Washington University in St. Louis is downsizing some of its career fairs and flipping the traditional event structure around by asking employers to pitch their companies to a small group of students instead of having students approach employers.
At these career "slams," recruiters have 45 seconds to pitch their company to about 200 students. After the companies pitch, recruiters and students mingle. The goal is to create a comfortable environment where students are relieved of some of the stress associated with approaching employers at a traditional, multi-industry career fair, said Mark Smith, associate vice chancellor and director at the career center.
The setup puts the spotlight on recruiters and requires students to hear from all employers rather than picking and choosing which booths to approach as at a typical fair, said Madeleine Polk, a senior majoring in systems engineering and learning sciences. She attended a slam for students interested in working in science, technology, engineering and math fields and said she wasn’t as intimidated to talk with recruiters as she sometimes is at more formal events. She has since interviewed with four of the companies from the STEM slam.
In upcoming months, the university will hold slams focused on social impact, diversity and arts and communications jobs. The concept is adopted from the university’s IdeaBounce® events at the Skandalaris Center for Entrepreneurial Programs, where entrepreneurs give two-minute pitches to representatives from venture capital firms, incubators, faculty members and local entrepreneurs.
Washington University's STEM slam event was a “unique way” for employers to share a company’s message, said Trent Peterson, university relations manager at Netapp, a company that creates data management solutions. The pitch featured similar content to an email a company would send to students, but the slam provided a guarantee that students would hear the message. It was particularly beneficial for employers looking to hire students from a narrow group of majors, he said.
Smaller, niche career fairs work well for local or startup companies or for companies with a small number of positions open, said Lisa Severy, president of the National Career Development Association.
“There is still a place for big career fairs, but I love that we’re moving into different areas as well,” she said.
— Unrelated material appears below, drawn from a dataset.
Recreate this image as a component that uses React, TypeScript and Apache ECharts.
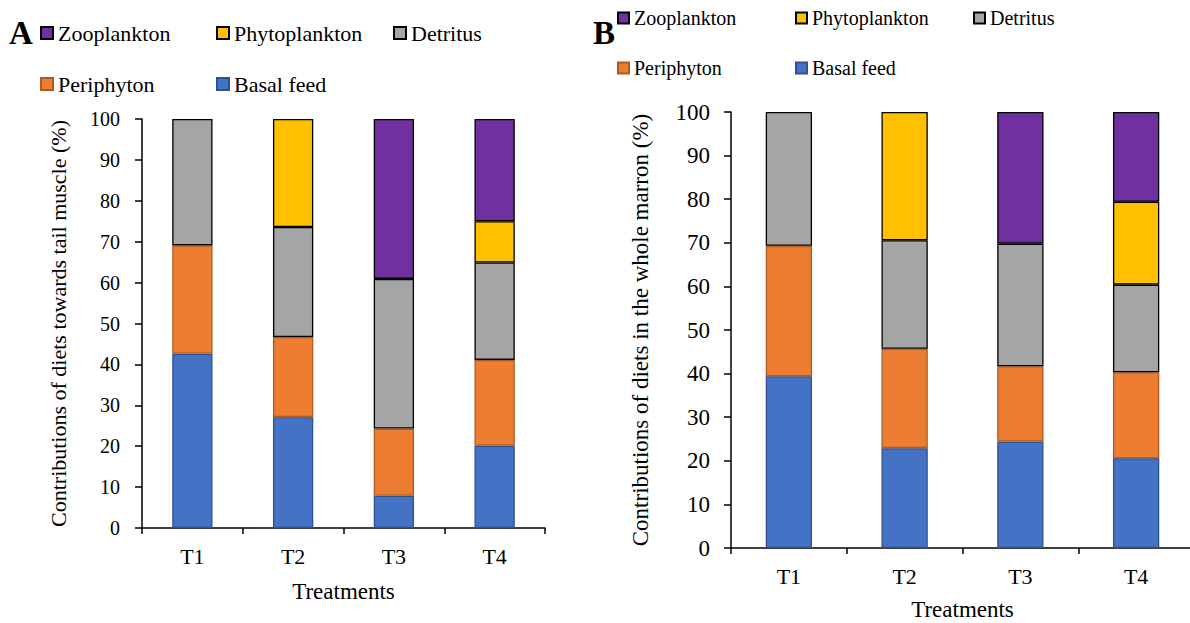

The University of Colorado at Boulder, where Severy works as director of career services, holds speed interviewing sessions a few times each semester. At the events, students talk one-on-one with recruiters for about five minutes before switching to the next company.
The number of four-year institutions offering specialized career fairs decreased from 54.8 percent in 2010 to 50.8 percent in 2012, said Edwin Koc, director of strategic and foundation research at the National Association of Colleges and Employers. In 2011, 55.4 percent of four-year institutions offered specialized career fairs. NACE’s survey asks institutions if they hold specialized fairs, but does not create parameters for the events, other than providing the examples of an "exploring majors" or a "liberal arts" fair.
Specialized career fairs work best for majors that lead to specific careers, like science, engineering, agriculture and education, said Paul Timmins, director of career services for the college of liberal arts at the University of Minnesota. When students’ majors “leave them open to a variety of careers,” general career events are more beneficial because they help students recognize different opportunities available, Timmins said.